Frontex head Hans Leijtens wants a more “humane” migration policy
‘Nothing can stop’ immigrants – EU border chief

The EU needs to focus on blocking illegal crossings while making it easier for asylum seekers and economic migrants to come in, the new head of the bloc’s border protection agency Frontex, Hans Leijtens, has said.

On Tuesday, the German outlet Berliner Zeitung reported on the quotes Leijtens gave to another publication, Die Welt, the day before. Rather than simply implementing the EU’s migration rules, the Dutch official has advocated for “more humanity” and less “xenophobia and prejudice.”

“Nothing can stop people from crossing a border, no wall, no fence, no sea, no river,” Leijtens told Die Welt. He described the bloc’s immigration policy as “a lot of wishful thinking and an often exaggerated choice of words.”

Frontex is the fastest-growing EU agency. Its budget went from €364 million ($395 million) in 2020 to €859 million, while its staff has nearly doubled, from 1,200 to 2,200. Its “standing corps” is supposed to be the EU’s first uniformed and armed police force, to number 10,000 by 2027. 

Leijtens, 60, is a former lieutenant-general in the Dutch police who once commanded a Dutch security mission in Afghanistan and fought corruption in the Caribbean, among other things. He was appointed director-general of Frontex in December 2022, with the mission of establishing “secure and well-functioning external borders” of the EU. 

“Sometimes it is pretended that you can simply put a cap back on the bottle and then the migration will be stopped. But that is a misconception,” he said. Instead of turning back immigrants on the borders and the high seas, or swiftly deporting those whose asylum claims are ruled groundless, Leijtens has proposed a four-step plan for “good border management.”

Step one is a crackdown on people-smuggling and illegal crossings, while opening up legal immigration. Step two is ending “alarmism” and “superficial preoccupation” with migration, which “is a reality,” he said. Step three is to ensure the EU knows exactly who is coming in, and step four is properly processing asylum applicants and deporting those who fail, because “the rule of law prevails here.”
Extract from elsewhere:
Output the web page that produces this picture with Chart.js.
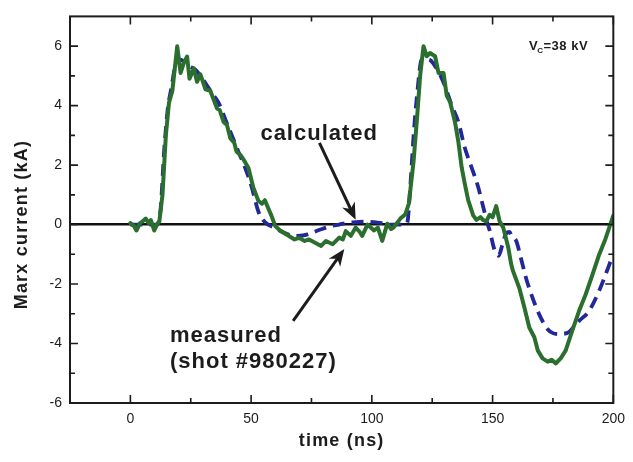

Last November, the European Parliament passed amendments to the Common European Asylum System (CEAS), seeking to curb illegal immigration. The changes call for processing asylum seekers at the external border and deporting failed applicants immediately.

More than a million people applied for asylum in the EU last year, most of them in Germany, almost reaching the record of 1.3 million from 2015. Though around half of the applicants were rejected, only one in five have been deported, because their countries of origin refuse to take them back. In 2023, Frontex registered 380,000 “irregular” border crossings into the EU, a 17% increase over the previous year.

“This talk of ‘stopping people’ and ‘closing borders’ cannot be our narrative all the time. My job is to create a balance between effective border management and compliance with fundamental rights,” Leijtens told Die Welt.

He is willing to make deals with Tunisia, Morocco, and Egypt, because the EU “depends on the capabilities and will of these countries” to combat “irregular migration.” However, Brussels “must provide something in return: visa facilitation, more legal routes into the EU, and economic support,” Leijtens added. He has ruled out negotiations with Libyan militias, however, describing them as human rights violators and potential war criminals.